Key Empirical Findings – Two Phenomena

  1. Optimal Data Size is Small – Across all models, performance improves when the fine‑tuning set grows from 60 to 240 examples, but adding more data beyond 240 leads to a sharp decline. The best CBQA accuracy is consistently achieved with 240 samples; with 1 920 samples the accuracy can drop up to 14 % relative to the 240‑sample baseline. This effect is observed regardless of the mastery level, though the magnitude varies.

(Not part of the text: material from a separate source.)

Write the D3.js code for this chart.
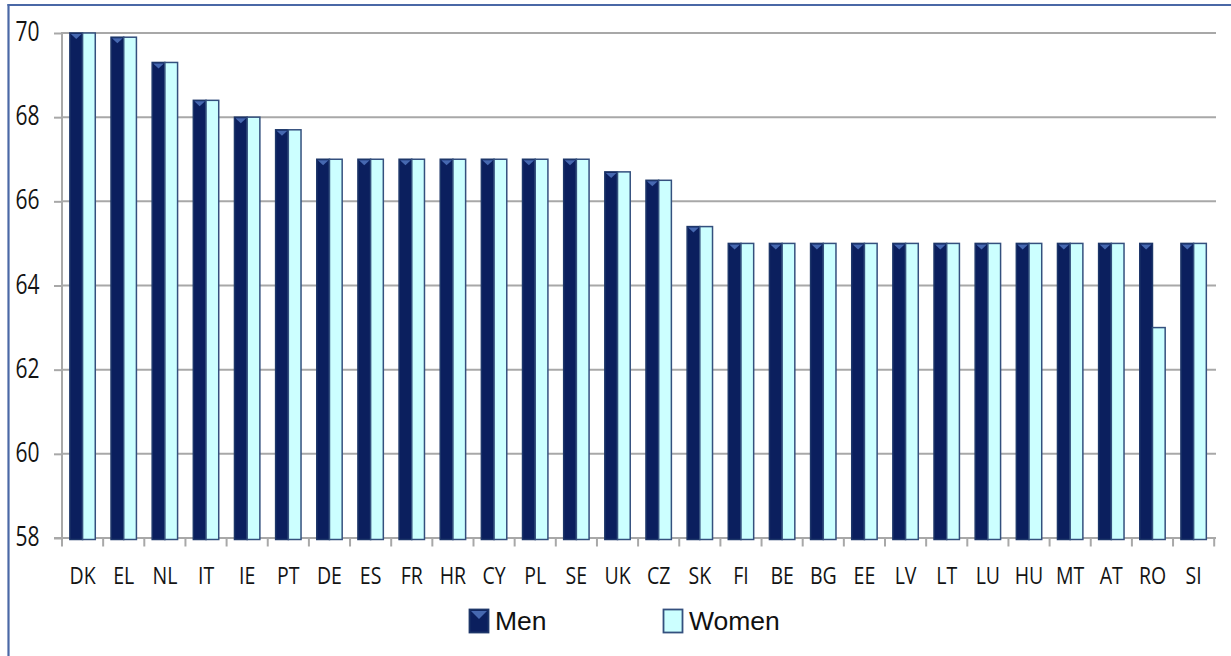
<!DOCTYPE html>
<html>
<head>
<meta charset="utf-8">
<script src="https://cdn.jsdelivr.net/npm/d3@7"></script>
<style>
  html, body { margin: 0; padding: 0; background: #fff; }
  svg { display: block; }
</style>
</head>
<body>
<svg id="chart" width="1231" height="656"></svg>
<script>
const categories = ["DK","EL","NL","IT","IE","PT","DE","ES","FR","HR","CY","PL","SE","UK","CZ","SK","FI","BE","BG","EE","LV","LT","LU","HU","MT","AT","RO","SI"];
const men   = [70, 69.9, 69.3, 68.4, 68, 67.7, 67, 67, 67, 67, 67, 67, 67, 66.7, 66.5, 65.4, 65, 65, 65, 65, 65, 65, 65, 65, 65, 65, 65, 65];
const women = [70, 69.9, 69.3, 68.4, 68, 67.7, 67, 67, 67, 67, 67, 67, 67, 66.7, 66.5, 65.4, 65, 65, 65, 65, 65, 65, 65, 65, 65, 65, 63, 65];
const seriesNames = ["Men", "Women"];
const yTicks = [58, 60, 62, 64, 66, 68, 70];

const svg = d3.select("#chart");
const menFill = "#0b1f5e", menStroke = "#1d3669", menBevel = "#4668b0";
const womenFill = "#ccffff", womenStroke = "#34507e";
const gridColor = "#a8a8a8";

const x = d3.scaleBand().domain(categories).range([62, 1214.2]).paddingInner(0).paddingOuter(0);
const xs = d3.scaleBand().domain(seriesNames).range([0, x.bandwidth()]).paddingInner(0).paddingOuter(0.62);
const y = d3.scaleLinear().domain([58, 70]).range([538, 33]);

// frame (left + top edges)
svg.append("line").attr("x1", 8.5).attr("x2", 8.5).attr("y1", 4).attr("y2", 656)
  .attr("stroke", "#4a68a6").attr("stroke-width", 2.2);
svg.append("line").attr("x1", 7.5).attr("x2", 1231).attr("y1", 5).attr("y2", 5)
  .attr("stroke", "#4a68a6").attr("stroke-width", 2.2);

// gridlines
svg.append("g").selectAll("line").data(yTicks.filter(d => d !== 58)).join("line")
  .attr("x1", 62).attr("x2", 1216)
  .attr("y1", d => y(d)).attr("y2", d => y(d))
  .attr("stroke", gridColor).attr("stroke-width", 2);

// y axis
const yAxis = svg.append("g").attr("transform", "translate(62,0)")
  .call(d3.axisLeft(y).tickValues(yTicks).tickSize(8).tickSizeOuter(0).tickPadding(0).tickFormat(d3.format("d")));
yAxis.select(".domain").remove();
yAxis.selectAll(".tick line").attr("stroke", gridColor).attr("stroke-width", 2);
yAxis.selectAll(".tick text")
  .attr("x", null).attr("dy", null)
  .attr("transform", "translate(-22.5,7.5) scale(1,1.27)")
  .attr("font-family", "'Open Sans', 'Liberation Sans', sans-serif")
  .attr("font-size", 21).attr("fill", "#141414").attr("text-anchor", "end");
svg.append("line").attr("x1", 62).attr("x2", 62).attr("y1", 32).attr("y2", 546)
  .attr("stroke", gridColor).attr("stroke-width", 2);

// x axis baseline and boundary ticks
svg.append("line").attr("x1", 54).attr("x2", 1216).attr("y1", y(58)).attr("y2", y(58))
  .attr("stroke", gridColor).attr("stroke-width", 2);
const bounds = d3.range(categories.length + 1).map(i => x.range()[0] + i * x.step());
svg.append("g").selectAll("line").data(bounds).join("line")
  .attr("x1", d => d).attr("x2", d => d).attr("y1", y(58)).attr("y2", y(58) + 8.5)
  .attr("stroke", gridColor).attr("stroke-width", 2);

// bars
const groups = svg.append("g").selectAll("g").data(categories).join("g")
  .attr("transform", d => `translate(${x(d)},0)`);

groups.append("rect")
  .attr("x", xs("Men")).attr("width", xs.bandwidth())
  .attr("y", (d, i) => y(men[i])).attr("height", (d, i) => y(58) + 1.5 - y(men[i]))
  .attr("fill", menFill).attr("stroke", menStroke).attr("stroke-width", 1.5);
groups.append("path")
  .attr("d", (d, i) => {
    const x0 = xs("Men"), w = xs.bandwidth(), t = y(men[i]);
    return `M${x0 + 1},${t + 1} L${x0 + w - 1},${t + 1} L${x0 + w / 2},${t + 6} Z`;
  })
  .attr("fill", menBevel);
groups.append("rect")
  .attr("x", xs("Women")).attr("width", xs.bandwidth())
  .attr("y", (d, i) => y(women[i])).attr("height", (d, i) => y(58) + 1.5 - y(women[i]))
  .attr("fill", womenFill).attr("stroke", womenStroke).attr("stroke-width", 1.5);

// x labels
const xAxis = svg.append("g").attr("transform", `translate(0,${y(58)})`)
  .call(d3.axisBottom(x).tickSize(0).tickPadding(0));
xAxis.select(".domain").remove();
xAxis.selectAll(".tick text")
  .attr("y", null).attr("dy", null)
  .attr("transform", "translate(0,46) scale(1,1.25)")
  .attr("font-family", "'Open Sans', 'Liberation Sans', sans-serif")
  .attr("font-size", 19.5).attr("fill", "#141414");

// legend
const legend = svg.append("g");
const legendItems = [
  { name: seriesNames[0], sx: 469.5, tx: 495, fill: menFill, stroke: menStroke, bevel: true },
  { name: seriesNames[1], sx: 663.5, tx: 689, fill: womenFill, stroke: womenStroke, bevel: false }
];
legendItems.forEach(it => {
  legend.append("rect").attr("x", it.sx).attr("y", 609.5).attr("width", 19).attr("height", 23)
    .attr("fill", it.fill).attr("stroke", it.stroke).attr("stroke-width", 1.8);
  if (it.bevel) {
    legend.append("path")
      .attr("d", `M${it.sx + 1.5},${611} L${it.sx + 17.5},${611} L${it.sx + 9.5},${619} Z`)
      .attr("fill", menBevel);
  }
  legend.append("text").attr("x", it.tx).attr("y", 630)
    .attr("font-family", "'Liberation Sans', Arial, sans-serif")
    .attr("font-size", 26.5).attr("fill", "#111")
    .text(it.name);
});
</script>
</body>
</html>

  2. Mastery Level Drives Performance Variability – When the fine‑tuning set reaches the larger size (1 920), the choice of mastery level becomes critical. Models fine‑tuned on D_M^train‑0 (questions they previously did not know) suffer the steepest degradation, while those fine‑tuned on higher‑mastery data (e.g., D_M^train‑2 or D_M^train‑4) retain more of their original knowledge. The gap between the worst and best mastery categories can exceed 12 % in accuracy, which is 1.5× larger than the gap observed at the 240‑sample scale.

Token‑Level Analysis
To understand why larger data harms performance, the authors compute the Kullback‑Leibler (KL) divergence between token‑level logits of the fine‑tuned model and the original pre‑trained model. For small data (≤240), KL divergence decreases, indicating that fine‑tuning does not drastically alter the probability distribution and may even bring it closer to the pre‑trained state. However, at 1 920 samples KL divergence spikes, especially for mastery‑0 data, suggesting that the model’s internal representations are being overwritten in a way that harms factual recall.

Parameter‑Level Analysis and Restoration
The most striking contribution is the parameter‑level investigation. The authors rank all model parameters by the magnitude of their update during SFT. They then progressively restore the top‑k% of changed parameters back to their pre‑trained values, measuring CBQA accuracy after each restoration step. Surprisingly, restoring up to 90 % of the most changed parameters does not degrade performance; in many cases it improves accuracy by more than 10 %. This demonstrates that the majority of SFT‑induced updates are “unnecessary” for knowledge enhancement and may even be detrimental. The effect is strongest when fine‑tuning on low‑mastery data, where unnecessary updates are most abundant.

Implications and Recommendations
The findings overturn the common assumption that more fine‑tuning data always yields better knowledge retention. Instead, the authors recommend:

  • Use modest amounts of high‑quality, high‑mastery data (a few hundred examples) for knowledge‑centric fine‑tuning.
  • Monitor KL divergence and parameter‑update magnitudes during training to detect when the model is beginning to over‑fit or overwrite useful knowledge.
  • Consider “parameter restoration” or selective update strategies that keep the bulk of pre‑trained weights intact while only allowing a small, carefully chosen subset to adapt.

These insights provide a practical roadmap for developers who wish to adapt LLMs to specific domains without sacrificing the rich factual knowledge acquired during pre‑training. The paper also opens avenues for future research on efficient fine‑tuning algorithms that explicitly separate knowledge‑preserving updates from task‑specific adaptations.